Barrington Bates, Convener, Church of the Annunciation, Oradell, NJ
The Liturgical Language Seminar attends to issues of the language of worship by examining liturgical texts, considering scholarly essays, and discussing ideas and issues related to liturgical language. We welcome guest presenters and occasional participants, as well as Academy visitors and regular members. We occasionally meet jointly with another seminar, and sometimes we sing. We also strive to maintain a seminar group of a manageable size to encourage full and active participation by all.
Kenneth Hull, Convener, Conrad Grebel University College Waterloo, Ontario, Canada
The Liturgical Music Seminar devotes its sessions to discussion of liturgy and ritual music 1) through papers by members of the group, 2) around issues, projects and studies about music in rites, and 3) by examining new and emerging resources, e.g., hymn collections and musical settings for liturgy.

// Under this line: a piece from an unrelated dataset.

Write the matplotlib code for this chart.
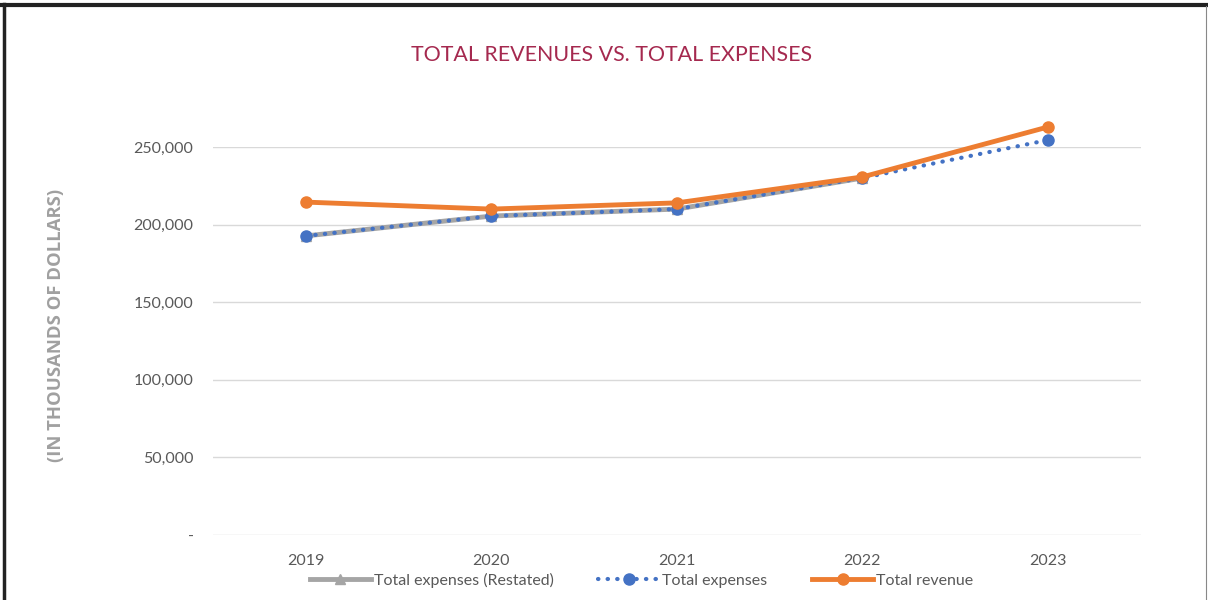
import numpy as np
import matplotlib
matplotlib.use("Agg")
import matplotlib.pyplot as plt
from matplotlib.lines import Line2D
from matplotlib.ticker import FuncFormatter

years = ["2019", "2020", "2021", "2022", "2023"]
expenses_restated = [192700, 205500, 210000, 230000, np.nan]
expenses = [192700, 205500, 210000, 230000, 254500]
revenue = [214500, 210000, 214000, 230700, 262900]

plt.rcParams['font.family'] = ['Lato', 'DejaVu Sans']

fig = plt.figure(figsize=(12.08, 6), dpi=100)
ax = fig.add_axes([0.1763, 0.1083, 0.768, 0.6467])

x = np.arange(len(years))
ax.plot(x, expenses_restated, color='#A5A5A5', lw=3.5, marker='^', ms=7,
        label='Total expenses (Restated)', clip_on=False, zorder=2)
ax.plot(x, expenses, color='#4472C4', lw=3, ls=(0, (0.1, 2.2)), marker='o', ms=8,
        dash_capstyle='round', label='Total expenses', clip_on=False, zorder=3)
ax.plot(x, revenue, color='#ED7D31', lw=3.5, marker='o', ms=8,
        label='Total revenue', clip_on=False, zorder=4)

ax.set_xlim(-0.5, 4.5)
ax.set_ylim(0, 250000)
ax.set_yticks(np.arange(0, 250001, 50000))
ax.yaxis.set_major_formatter(FuncFormatter(lambda v, p: '-' if v == 0 else f'{int(v):,}'))
ax.set_xticks(x)
ax.set_xticklabels(years)
ax.grid(axis='y', color='#D9D9D9', lw=1)
ax.set_axisbelow(True)
for s in ax.spines.values():
    s.set_visible(False)
ax.tick_params(length=0, labelsize=11.5, colors='#595959', pad=14)
ax.tick_params(axis='x', pad=14)

ax.set_ylabel('(IN THOUSANDS OF DOLLARS)', fontsize=13.3, fontweight='bold',
              family=['Open Sans', 'DejaVu Sans'], color='#A0A0A0')
ax.yaxis.set_label_coords(-0.159, 0.541)

fig.text(0.5066, 0.908, 'TOTAL REVENUES VS. TOTAL EXPENSES', ha='center', va='center',
         fontsize=15.4, color='#A5294F')

leg = ax.legend(loc='center', bbox_to_anchor=(0.462, -0.116), ncol=3, frameon=False,
                fontsize=11.5, handlelength=3.8, columnspacing=2.8, handletextpad=0.2)
for t in leg.get_texts():
    t.set_color('#595959')

# border
fig.add_artist(Line2D([0.003, 0.003], [0, 0.993], color='#222222', lw=2.5))
fig.add_artist(Line2D([0.002, 1], [0.992, 0.992], color='#222222', lw=3))
fig.add_artist(Line2D([0.9985, 0.9985], [0, 0.99], color='#888888', lw=0.8))

fig.savefig('out.png', dpi=100)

Timothy Brunk, Convener, Villanova University
This seminar explores a wide range of topics and issues in the field of liturgical theology, with attention to theology of liturgy (theological reflection on particular worship practices), theology informed by liturgy (liturgy as a source for theological reflection), and doxological theology (theology oriented toward worship). Our sessions include discussion of papers and discussion of a book read in common.
Mark R. Francis, CSV, Covener, Catholic Theological Union
The Liturgy and Culture Seminar probes both the cultural context of North American worship practices and the relationship of worship and culture in a variety of cultures outside of North America, drawing on works in liturgical theology, history, cultural theory, music and the arts, and several related disciplines.
Stefanos Alexopoulos, Convener, Catholic University of America
Our mission is to study issues in Christian and Jewish liturgical history through the early centuries of the Common Era.
Brian T. Hartley, Convener, Greenville College
The work of the Word in Worship seminar is located at the intersection of preaching and worship. The mission or purpose of the seminar is to investigate and interpret for the church and the academy the conjunction or overlap of the proclaimed word and the content of the liturgy in which proclamation occurs. This is based on an understanding of or belief in the liturgical nature of the proclaimed word in worship.